A few debug passes are not shown in the screenshot, but their inputs are taken from the passes shown here. This is visible through the links going to the right of the screenshot.

I have tried to highlight the most important links (between GI passes).

Conclusion

Carrot finally has some GI that works and is not too noisy!

Here it is under movement:

What went wrong

Going head-first into a realistic lighting model, without first reading on radiosity terms makes for a painful understanding of the quantities the original paper talks about. This is probably noticeable in my implementation and this very article.

As I said before, it took me 6 months to go from restarting from scratch to this point. Thanksfully, I did not spend 6 months working on GI each evening. There were a few moments where I started to wonder if I would ever manage to implement my GI properly, with results that I could be proud of. I looked at pre-made solutions for GI, notably RTXGI and Brixelizer GI, and wondered if I should give up on my implementation and integrate one of these solutions.

I almost burned out working on the lighting part of my engine because of this.

What helped me (aside from spending time with friends and playing games and doing anything else than work on my engine) was to do smaller tasks that had no link to rendering:

finishing the prefab support of my engine
trying to port my engine to the Steam Deck
participating in a game jam with colleagues

What went right

Implementing the hashmap backing the world-space cache went surprinsingly fast and without too many issues, even though I could not test anything until the entire implementation was finished.
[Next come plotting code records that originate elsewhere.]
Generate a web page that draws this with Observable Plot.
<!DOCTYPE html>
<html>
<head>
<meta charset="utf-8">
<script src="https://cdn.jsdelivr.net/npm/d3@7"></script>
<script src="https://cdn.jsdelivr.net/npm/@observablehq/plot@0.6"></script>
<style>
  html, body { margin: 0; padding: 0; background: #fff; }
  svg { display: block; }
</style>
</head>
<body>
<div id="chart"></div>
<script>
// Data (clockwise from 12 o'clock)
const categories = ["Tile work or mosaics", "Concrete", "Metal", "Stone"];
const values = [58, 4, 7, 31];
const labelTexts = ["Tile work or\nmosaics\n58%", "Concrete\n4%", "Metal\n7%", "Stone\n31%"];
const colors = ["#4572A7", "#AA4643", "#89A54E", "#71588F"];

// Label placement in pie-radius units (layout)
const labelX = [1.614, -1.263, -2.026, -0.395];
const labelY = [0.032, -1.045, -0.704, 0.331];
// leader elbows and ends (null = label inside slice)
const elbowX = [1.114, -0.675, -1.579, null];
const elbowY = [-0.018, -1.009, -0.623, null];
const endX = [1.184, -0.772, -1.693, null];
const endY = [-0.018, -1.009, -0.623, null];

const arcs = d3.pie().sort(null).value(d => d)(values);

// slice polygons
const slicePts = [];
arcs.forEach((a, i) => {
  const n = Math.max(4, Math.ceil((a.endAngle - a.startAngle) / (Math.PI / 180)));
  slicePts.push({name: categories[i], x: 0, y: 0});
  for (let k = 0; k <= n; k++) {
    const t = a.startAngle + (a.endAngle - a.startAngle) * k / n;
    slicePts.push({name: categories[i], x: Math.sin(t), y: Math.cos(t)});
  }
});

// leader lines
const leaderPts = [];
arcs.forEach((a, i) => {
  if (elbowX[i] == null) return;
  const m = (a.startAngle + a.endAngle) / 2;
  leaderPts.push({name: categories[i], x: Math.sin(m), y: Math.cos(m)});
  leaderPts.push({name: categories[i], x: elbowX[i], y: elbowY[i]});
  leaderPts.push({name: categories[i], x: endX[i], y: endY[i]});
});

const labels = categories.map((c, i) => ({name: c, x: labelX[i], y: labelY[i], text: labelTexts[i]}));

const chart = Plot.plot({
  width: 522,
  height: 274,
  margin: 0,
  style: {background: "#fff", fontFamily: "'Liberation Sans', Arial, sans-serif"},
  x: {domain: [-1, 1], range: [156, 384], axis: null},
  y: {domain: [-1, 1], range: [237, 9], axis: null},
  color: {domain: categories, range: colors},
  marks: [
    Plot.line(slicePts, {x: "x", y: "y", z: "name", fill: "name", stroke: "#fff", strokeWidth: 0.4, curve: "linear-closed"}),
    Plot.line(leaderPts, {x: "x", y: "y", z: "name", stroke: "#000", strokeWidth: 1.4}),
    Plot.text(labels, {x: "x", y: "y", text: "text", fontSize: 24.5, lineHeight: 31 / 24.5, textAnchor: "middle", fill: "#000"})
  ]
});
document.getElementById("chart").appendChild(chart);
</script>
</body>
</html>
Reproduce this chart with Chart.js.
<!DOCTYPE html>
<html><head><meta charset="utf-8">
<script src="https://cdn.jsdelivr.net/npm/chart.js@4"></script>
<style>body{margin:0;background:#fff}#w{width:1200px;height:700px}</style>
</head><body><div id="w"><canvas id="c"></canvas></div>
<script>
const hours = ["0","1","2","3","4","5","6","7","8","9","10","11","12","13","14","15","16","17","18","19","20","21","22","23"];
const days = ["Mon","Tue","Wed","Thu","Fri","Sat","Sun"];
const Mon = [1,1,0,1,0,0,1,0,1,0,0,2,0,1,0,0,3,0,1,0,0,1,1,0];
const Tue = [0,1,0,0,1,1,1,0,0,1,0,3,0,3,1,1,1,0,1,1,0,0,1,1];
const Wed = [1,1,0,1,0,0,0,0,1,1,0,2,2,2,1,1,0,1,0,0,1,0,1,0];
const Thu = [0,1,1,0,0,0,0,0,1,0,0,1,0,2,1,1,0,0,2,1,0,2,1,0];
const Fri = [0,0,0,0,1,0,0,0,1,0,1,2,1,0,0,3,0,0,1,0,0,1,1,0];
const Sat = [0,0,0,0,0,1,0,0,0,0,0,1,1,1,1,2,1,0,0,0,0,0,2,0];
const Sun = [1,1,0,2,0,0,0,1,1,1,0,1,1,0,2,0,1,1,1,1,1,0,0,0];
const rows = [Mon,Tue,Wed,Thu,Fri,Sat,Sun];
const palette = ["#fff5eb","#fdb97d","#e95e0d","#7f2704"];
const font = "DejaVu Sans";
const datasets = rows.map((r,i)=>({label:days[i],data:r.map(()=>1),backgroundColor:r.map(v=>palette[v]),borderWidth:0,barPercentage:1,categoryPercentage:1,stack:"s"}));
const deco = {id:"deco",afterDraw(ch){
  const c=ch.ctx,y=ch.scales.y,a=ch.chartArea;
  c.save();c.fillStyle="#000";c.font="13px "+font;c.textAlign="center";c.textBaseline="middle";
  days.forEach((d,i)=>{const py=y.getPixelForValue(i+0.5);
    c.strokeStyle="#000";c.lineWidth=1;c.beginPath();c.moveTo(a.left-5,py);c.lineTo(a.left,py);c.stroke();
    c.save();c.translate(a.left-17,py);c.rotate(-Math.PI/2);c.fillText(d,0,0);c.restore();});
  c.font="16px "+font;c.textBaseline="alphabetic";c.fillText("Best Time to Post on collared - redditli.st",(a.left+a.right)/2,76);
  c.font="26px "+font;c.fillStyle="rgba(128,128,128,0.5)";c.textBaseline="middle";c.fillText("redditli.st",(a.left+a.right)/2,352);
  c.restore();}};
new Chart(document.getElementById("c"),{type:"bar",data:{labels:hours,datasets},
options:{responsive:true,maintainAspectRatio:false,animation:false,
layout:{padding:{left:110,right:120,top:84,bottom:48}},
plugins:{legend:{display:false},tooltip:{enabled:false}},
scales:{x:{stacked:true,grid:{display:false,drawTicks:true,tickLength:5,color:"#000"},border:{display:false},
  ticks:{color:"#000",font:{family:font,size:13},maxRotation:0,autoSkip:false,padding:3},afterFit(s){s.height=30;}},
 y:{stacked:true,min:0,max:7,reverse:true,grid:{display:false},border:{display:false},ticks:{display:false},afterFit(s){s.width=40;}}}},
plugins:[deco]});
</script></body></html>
It also taught me a lot about how hashmaps work!
I had a bug in my probe reprojection step at some point, and this created some accidental glitch art which I found interesting.
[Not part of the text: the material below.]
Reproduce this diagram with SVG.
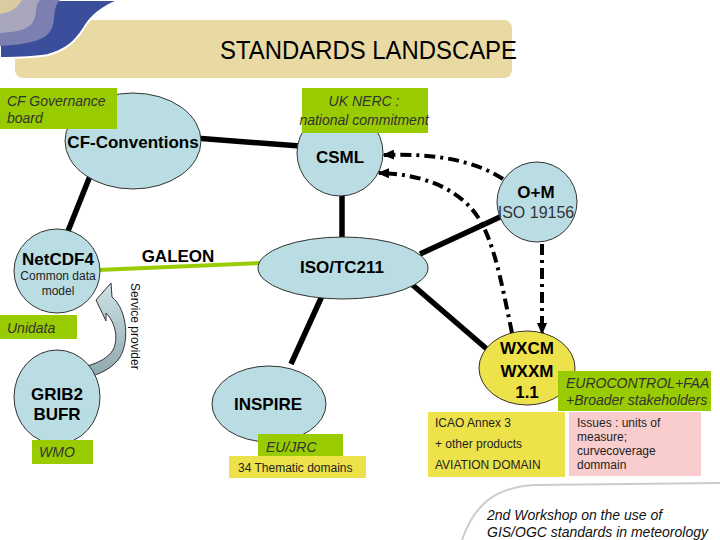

View of reprojected probes with a bug, making colors bleed into each other during movement.

I am finally at a point where I am satisfied with the lighting in my engine. It is by no means perfect, but at least it is good enough.

What could be improved

In the “under movement” video you can see that disoccluded areas have some noise for a few frames. My issue is that the result of a single frame of computation is not enough to provide a satisfactory result. This is because most of my rays end up not contributing anything to the GI samples, due to my naïve pathtracer. A more intelligent pathtracer, with better sampling, should probably overcome this problem. The change is for future me :)

That’s it for this article, I hope you liked it!